## Start
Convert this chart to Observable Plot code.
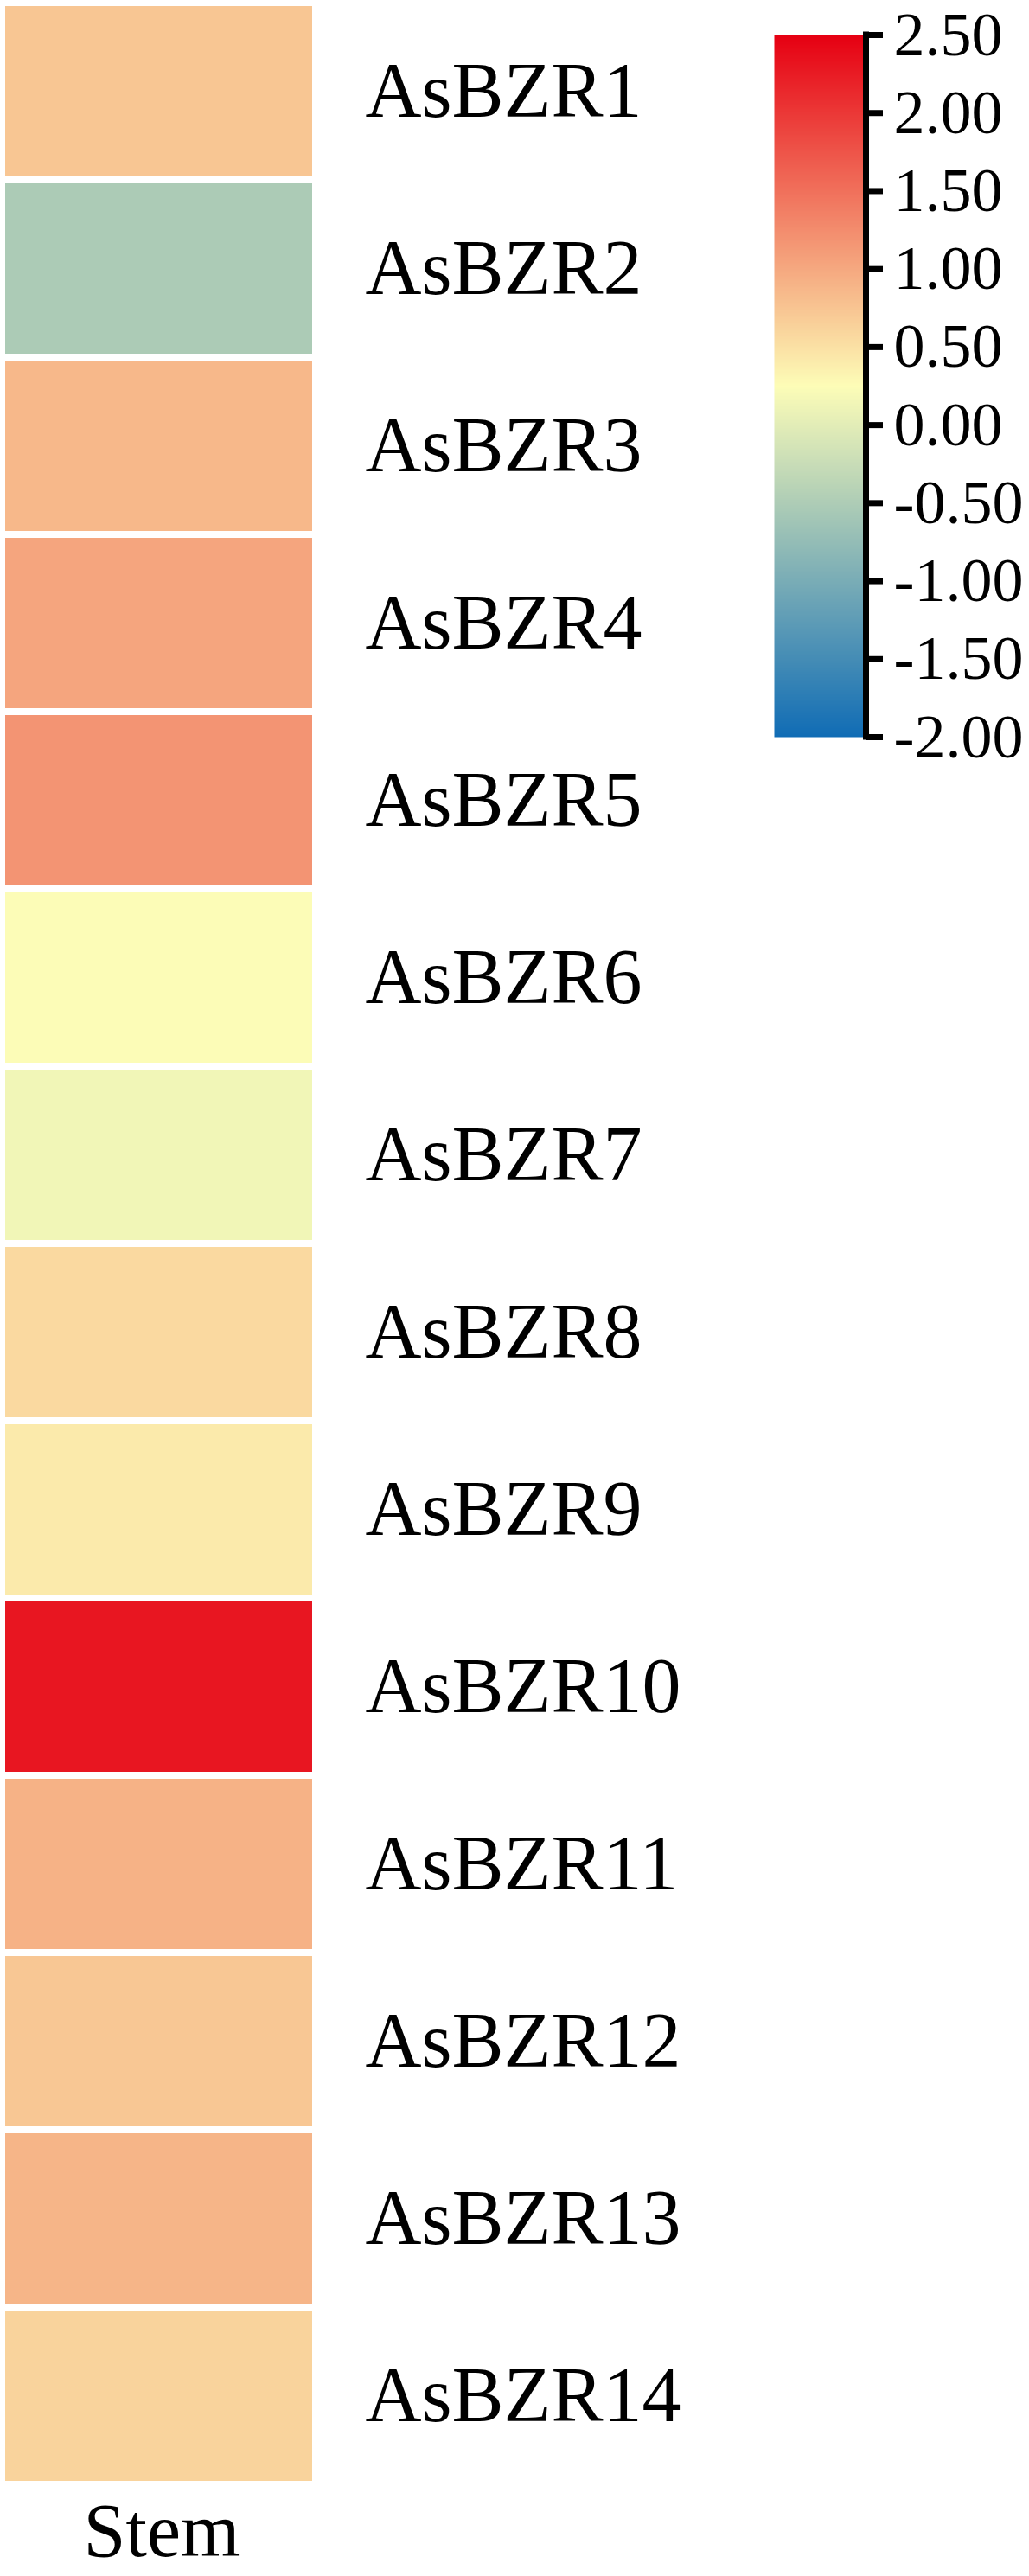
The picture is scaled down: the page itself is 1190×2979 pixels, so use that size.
<!DOCTYPE html>
<html>
<head>
<meta charset="utf-8">
<script src="https://cdn.jsdelivr.net/npm/d3@7"></script>
<script src="https://cdn.jsdelivr.net/npm/@observablehq/plot@0.6"></script>
<style>
  html, body { margin: 0; padding: 0; background: #ffffff; }
  #chart { position: relative; width: 1190px; height: 2979px; overflow: hidden; background: #ffffff; }
  #heat { position: absolute; left: 0; top: 0; }
  #bar { position: absolute; left: 860px; top: 0; }
</style>
</head>
<body>
<div id="chart"><div id="heat"></div><div id="bar"></div></div>
<script>
// ---- data ----
const genes = ["AsBZR1","AsBZR2","AsBZR3","AsBZR4","AsBZR5","AsBZR6","AsBZR7",
               "AsBZR8","AsBZR9","AsBZR10","AsBZR11","AsBZR12","AsBZR13","AsBZR14"];
const tissues = ["Stem"];
const stemValues = [0.74, -0.52, 0.86, 1.03, 1.18, 0.24, 0.14, 0.57, 0.42, 2.30, 0.92, 0.73, 0.89, 0.62];
const legendTicks = [2.5, 2, 1.5, 1, 0.5, 0, -0.5, -1, -1.5, -2];
const colorDomain = [-2, 0.25, 2.5];
const colorRange = ["#106cb5", "#fdfdb7", "#e60012"];

const table = genes.map((g, i) => ({gene: g, tissue: tissues[0], value: stemValues[i]}));
const font = "'Liberation Serif', 'Times New Roman', Times, serif";
const colorScale = {type: "linear", domain: colorDomain, range: colorRange, interpolate: "rgb", clamp: true};

// ---- heatmap ----
const heat = Plot.plot({
  width: 860,
  height: 2979,
  marginLeft: 6,
  marginRight: 499,
  marginTop: 6,
  marginBottom: 108,
  style: {background: "#ffffff", overflow: "visible", maxWidth: "none", fontFamily: font, color: "#000"},
  x: {domain: tissues, paddingInner: 0, paddingOuter: 0},
  y: {domain: genes, paddingInner: 0.0385, paddingOuter: 0},
  color: colorScale,
  marks: [
    Plot.cell(table, {x: "tissue", y: "gene", fill: "value"}),
    Plot.axisY({anchor: "right", tickSize: 0, tickPadding: 61, label: null, fontSize: 90, fill: "#000"}),
    Plot.axisX({anchor: "bottom", tickSize: 0, tickPadding: 22, label: null, fontSize: 88, fill: "#000", dx: 3})
  ]
});
document.getElementById("heat").appendChild(heat);

// ---- colour bar ----
const bar = Plot.plot({
  width: 330,
  height: 900,
  marginLeft: 35,
  marginRight: 189,
  marginTop: 40,
  marginBottom: 48,
  style: {background: "transparent", overflow: "visible", maxWidth: "none", fontFamily: font, color: "#000"},
  x: {domain: [0, 1], axis: null},
  y: {domain: [colorDomain[0], colorDomain[2]], axis: null},
  color: colorScale,
  marks: [
    Plot.raster({x1: 0, x2: 1, y1: colorDomain[0], y2: colorDomain[2], width: 4, height: 600, fill: (x, y) => y}),
    Plot.ruleX([1], {y1: colorDomain[0], y2: colorDomain[2], stroke: "#000", strokeWidth: 7, strokeLinecap: "square"}),
    Plot.axisY({anchor: "right", ticks: legendTicks, tickSize: 19, tickPadding: 13, strokeWidth: 7,
                tickFormat: d => d.toFixed(2), label: null, fontSize: 72, fill: "#000", stroke: "#000"})
  ]
});
document.getElementById("bar").appendChild(bar);
</script>
</body>
</html>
## End
## Your instructions
Quote in full the listing given above; the images are to be left out.

## Solution for this exercise
Convert this chart to Observable Plot code.
The picture is scaled down: the page itself is 1190×2979 pixels, so use that size.
<!DOCTYPE html>
<html>
<head>
<meta charset="utf-8">
<script src="https://cdn.jsdelivr.net/npm/d3@7"></script>
<script src="https://cdn.jsdelivr.net/npm/@observablehq/plot@0.6"></script>
<style>
  html, body { margin: 0; padding: 0; background: #ffffff; }
  #chart { position: relative; width: 1190px; height: 2979px; overflow: hidden; background: #ffffff; }
  #heat { position: absolute; left: 0; top: 0; }
  #bar { position: absolute; left: 860px; top: 0; }
</style>
</head>
<body>
<div id="chart"><div id="heat"></div><div id="bar"></div></div>
<script>
// ---- data ----
const genes = ["AsBZR1","AsBZR2","AsBZR3","AsBZR4","AsBZR5","AsBZR6","AsBZR7",
               "AsBZR8","AsBZR9","AsBZR10","AsBZR11","AsBZR12","AsBZR13","AsBZR14"];
const tissues = ["Stem"];
const stemValues = [0.74, -0.52, 0.86, 1.03, 1.18, 0.24, 0.14, 0.57, 0.42, 2.30, 0.92, 0.73, 0.89, 0.62];
const legendTicks = [2.5, 2, 1.5, 1, 0.5, 0, -0.5, -1, -1.5, -2];
const colorDomain = [-2, 0.25, 2.5];
const colorRange = ["#106cb5", "#fdfdb7", "#e60012"];

const table = genes.map((g, i) => ({gene: g, tissue: tissues[0], value: stemValues[i]}));
const font = "'Liberation Serif', 'Times New Roman', Times, serif";
const colorScale = {type: "linear", domain: colorDomain, range: colorRange, interpolate: "rgb", clamp: true};

// ---- heatmap ----
const heat = Plot.plot({
  width: 860,
  height: 2979,
  marginLeft: 6,
  marginRight: 499,
  marginTop: 6,
  marginBottom: 108,
  style: {background: "#ffffff", overflow: "visible", maxWidth: "none", fontFamily: font, color: "#000"},
  x: {domain: tissues, paddingInner: 0, paddingOuter: 0},
  y: {domain: genes, paddingInner: 0.0385, paddingOuter: 0},
  color: colorScale,
  marks: [
    Plot.cell(table, {x: "tissue", y: "gene", fill: "value"}),
    Plot.axisY({anchor: "right", tickSize: 0, tickPadding: 61, label: null, fontSize: 90, fill: "#000"}),
    Plot.axisX({anchor: "bottom", tickSize: 0, tickPadding: 22, label: null, fontSize: 88, fill: "#000", dx: 3})
  ]
});
document.getElementById("heat").appendChild(heat);

// ---- colour bar ----
const bar = Plot.plot({
  width: 330,
  height: 900,
  marginLeft: 35,
  marginRight: 189,
  marginTop: 40,
  marginBottom: 48,
  style: {background: "transparent", overflow: "visible", maxWidth: "none", fontFamily: font, color: "#000"},
  x: {domain: [0, 1], axis: null},
  y: {domain: [colorDomain[0], colorDomain[2]], axis: null},
  color: colorScale,
  marks: [
    Plot.raster({x1: 0, x2: 1, y1: colorDomain[0], y2: colorDomain[2], width: 4, height: 600, fill: (x, y) => y}),
    Plot.ruleX([1], {y1: colorDomain[0], y2: colorDomain[2], stroke: "#000", strokeWidth: 7, strokeLinecap: "square"}),
    Plot.axisY({anchor: "right", ticks: legendTicks, tickSize: 19, tickPadding: 13, strokeWidth: 7,
                tickFormat: d => d.toFixed(2), label: null, fontSize: 72, fill: "#000", stroke: "#000"})
  ]
});
document.getElementById("bar").appendChild(bar);
</script>
</body>
</html>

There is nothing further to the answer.